Here’s a look at the trends:
What caused fighting reach such historic lows? A few factors:
No Room for One Dimensional Players – The four-minute-a-night fourth-line goon is the dodo bird of the NHL. The game is too fast, the necessity to have every player in the lineup contribute something beyond fists is too great. The players who fight the most today also contribute something beyond their fists: Consider that Derek Dorsett of the Vancouver Canucks, who was second in the NHL with 11 fighting majors this season, also had 16 points in 71 games.
As a result, players are no longer fighting their way into the League like they did in the 1980s and 1990s. Now, it’s about speed and scoring, and even size isn’t at a premium as it once was.
No More Dance Partners – So if fourth-line goons and enforcers are no long on active rosters, the remaining ones have no one left to fight. As then-Coyotes GM Don Maloney said of enforcer Paul Bissonnette in 2012, whose fights had dropped from eight to one from season-to-season: “It's the lack of takers. Paul is not going out there and grab (Detroit Red Wings star) Pavel Datsyuk."

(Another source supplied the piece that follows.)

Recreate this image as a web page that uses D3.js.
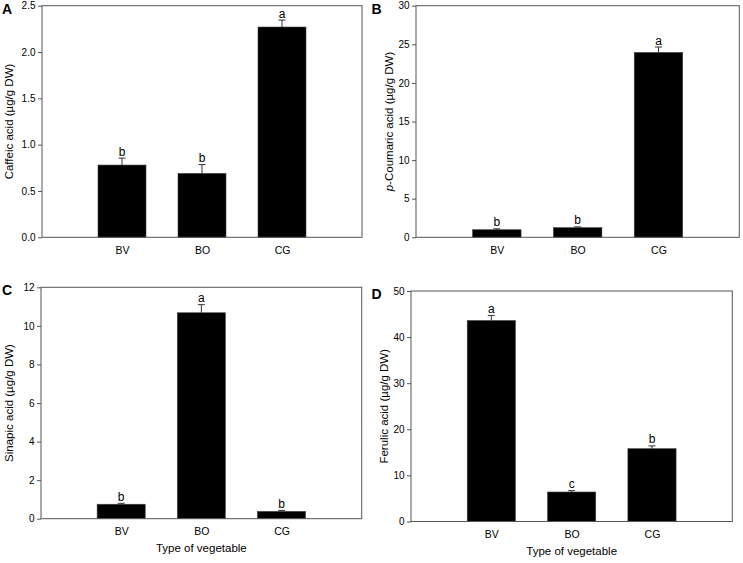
<!DOCTYPE html>
<html>
<head>
<meta charset="utf-8">
<script src="https://cdn.jsdelivr.net/npm/d3@7"></script>
<style>
  body { margin: 0; background: #fff; }
  text { font-family: "Liberation Sans", Arial, sans-serif; fill: #000; }
</style>
</head>
<body>
<div class="chart"></div>
<script>
// chart data
var categories = ["BV", "BO", "CG"];

var caffeic = [0.78, 0.69, 2.27];
var caffeicErr = [0.075, 0.095, 0.075];
var caffeicLetters = ["b", "b", "a"];
var caffeicTicks = [0, 0.5, 1.0, 1.5, 2.0, 2.5];

var coumaric = [0.98, 1.25, 23.95];
var coumaricErr = [0.12, 0.1, 0.7];
var coumaricLetters = ["b", "b", "a"];
var coumaricTicks = [0, 5, 10, 15, 20, 25, 30];

var sinapic = [0.75, 10.68, 0.38];
var sinapicErr = [0.05, 0.42, 0.05];
var sinapicLetters = ["b", "a", "b"];
var sinapicTicks = [0, 2, 4, 6, 8, 10, 12];

var ferulic = [43.6, 6.4, 15.8];
var ferulicErr = [1.1, 0.3, 0.6];
var ferulicLetters = ["a", "c", "b"];
var ferulicTicks = [0, 10, 20, 30, 40, 50];

var svgWidth = 743;
var svgHeight = 563;

var svg = d3.select(".chart")
  .append("svg")
  .attr("width", svgWidth)
  .attr("height", svgHeight);

// panel layout (frame box of each plot)
var panels = [
  { tag: "A", title: "Caffeic acid (µg/g DW)", values: caffeic, errs: caffeicErr, letters: caffeicLetters,
    ticks: caffeicTicks, fmt: ".1f", left: 42, right: 362, top: 5.7, bottom: 237.3, titleX: 9, xTitle: false },
  { tag: "B", title: "p-Coumaric acid (µg/g DW)", values: coumaric, errs: coumaricErr, letters: coumaricLetters,
    ticks: coumaricTicks, fmt: "d", left: 416, right: 739.3, top: 5.7, bottom: 237.3, titleX: 389, xTitle: false, italicP: true },
  { tag: "C", title: "Sinapic acid (µg/g DW)", values: sinapic, errs: sinapicErr, letters: sinapicLetters,
    ticks: sinapicTicks, fmt: "d", left: 41, right: 361.7, top: 287.3, bottom: 518.7, titleX: 9, xTitle: true },
  { tag: "D", title: "Ferulic acid (µg/g DW)", values: ferulic, errs: ferulicErr, letters: ferulicLetters,
    ticks: ferulicTicks, fmt: "d", left: 411, right: 732.3, top: 291, bottom: 521.5, titleX: 384, xTitle: true }
];

var axisColor = "#555";

panels.forEach(function(p) {
  var g = svg.append("g");

  var xScale = d3.scalePoint()
    .domain(categories)
    .range([p.left, p.right])
    .padding(1);

  var yScale = d3.scaleLinear()
    .domain([0, d3.max(p.ticks)])
    .range([p.bottom, p.top]);

  var barWidth = xScale.step() * 0.6;

  // bars
  g.selectAll(".bar")
    .data(p.values)
    .enter()
    .append("rect")
    .attr("x", (d, i) => xScale(categories[i]) - barWidth / 2)
    .attr("y", d => yScale(d))
    .attr("width", barWidth)
    .attr("height", d => p.bottom - yScale(d))
    .attr("fill", "#000")
    .attr("stroke", "#444")
    .attr("stroke-width", 0.6);

  // error bars (upper only)
  var errG = g.append("g")
    .attr("stroke", "#333")
    .attr("stroke-width", 1);

  p.values.forEach(function(v, i) {
    var cx = xScale(categories[i]);
    errG.append("line")
      .attr("x1", cx).attr("x2", cx)
      .attr("y1", yScale(v)).attr("y2", yScale(v + p.errs[i]));
    errG.append("line")
      .attr("x1", cx - 3.5).attr("x2", cx + 3.5)
      .attr("y1", yScale(v + p.errs[i])).attr("y2", yScale(v + p.errs[i]));
  });

  // significance letters
  g.selectAll(".sig")
    .data(p.values)
    .enter()
    .append("text")
    .attr("x", (d, i) => xScale(categories[i]))
    .attr("y", (d, i) => yScale(d + p.errs[i]) - 2.5)
    .attr("text-anchor", "middle")
    .attr("font-size", "12px")
    .attr("fill", "#000")
    .text((d, i) => p.letters[i]);

  // frame
  g.append("rect")
    .attr("x", p.left)
    .attr("y", p.top)
    .attr("width", p.right - p.left)
    .attr("height", p.bottom - p.top)
    .attr("fill", "none")
    .attr("stroke", axisColor)
    .attr("stroke-width", 1);

  // y axis
  var leftAxis = d3.axisLeft(yScale)
    .tickValues(p.ticks)
    .tickFormat(d3.format(p.fmt))
    .tickSize(4)
    .tickSizeOuter(0)
    .tickPadding(2.5);

  var yAxis = g.append("g")
    .attr("transform", `translate(${p.left}, 0)`)
    .call(leftAxis);
  yAxis.select(".domain").remove();
  yAxis.selectAll("line").attr("stroke", axisColor);
  yAxis.selectAll("text")
    .attr("font-size", "10px")
    .attr("font-family", "'Liberation Sans', Arial, sans-serif")
    .attr("fill", "#000");

  // x axis
  var bottomAxis = d3.axisBottom(xScale)
    .tickSize(0)
    .tickPadding(9);

  var xAxis = g.append("g")
    .attr("transform", `translate(0, ${p.bottom})`)
    .call(bottomAxis);
  xAxis.select(".domain").remove();
  xAxis.selectAll("text")
    .attr("font-size", "10.5px")
    .attr("font-family", "'Liberation Sans', Arial, sans-serif")
    .attr("fill", "#000");

  // y axis title
  var yTitle = g.append("text")
    .attr("transform", `translate(${p.titleX}, ${(p.top + p.bottom) / 2}) rotate(-90)`)
    .attr("text-anchor", "middle")
    .attr("dy", "0.35em")
    .attr("font-size", "11.5px")
    .attr("fill", "#000");
  if (p.italicP) {
    yTitle.append("tspan").attr("font-style", "italic").text("p");
    yTitle.append("tspan").text(p.title.slice(1));
  } else {
    yTitle.text(p.title);
  }

  // x axis title
  if (p.xTitle) {
    g.append("text")
      .attr("x", (p.left + p.right) / 2)
      .attr("y", p.bottom + 33)
      .attr("text-anchor", "middle")
      .attr("font-size", "11.5px")
      .attr("fill", "#000")
      .text("Type of vegetable");
  }

  // panel tag
  g.append("text")
    .attr("x", p.tag === "A" || p.tag === "C" ? 2 : 371.5)
    .attr("y", p.top + 8)
    .attr("font-size", "14px")
    .attr("font-weight", "bold")
    .attr("fill", "#000")
    .text(p.tag);
});
</script>
</body>
</html>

Supplemental Discipline – The NHL’s Department of Player Safety has helped decrease the number of catastrophic hits we see per season, which then typically lead to fights within a game and then in a subsequent “revenge” game. The NHL also has maintained the instigator rule, which penalizes a player who starts a fight, and instituted rules that have dramatically lessoned the “message sending” fights we used to see in the last moments of a blowout loss.
Finally, Concussion Panic – NHL players are now, more than ever before, cognizant of the potential long-term health effects of playing contact sports. NHL players who fight, meanwhile, have seen peers like Derek Boogaard and Steve Montador die tragically and countless others struggle mightily after suffering multiple concussions as players. The specter of CTE haunts them. Perhaps their appetite for fighting has decreases that awareness increased.
For the NHL, there’s an ongoing debate about fighting, its place in the game and what its decline means for the sport’s popularity. Perhaps it makes hockey more accessible for sports fans who find it repellent. Perhaps the NHL is a little less interesting, and its personalities a little less magnetic, without it, as we argued here.
The 2016 NHL All-Star Game will always be remembered for the unbelievable journey of fighter John Scott from “joke” candidate to MVP of the weekend. But it was also seen as a celebration of the kind of player he is, and how that kind of player has all but disappeared from the NHL. “It’s nice to get recognized for doing the grunt work in the game,” he said.
Perhaps it’s appropriate that one of hockey’s last heavyweights was lauded in a season that saw fighting reach its nadir.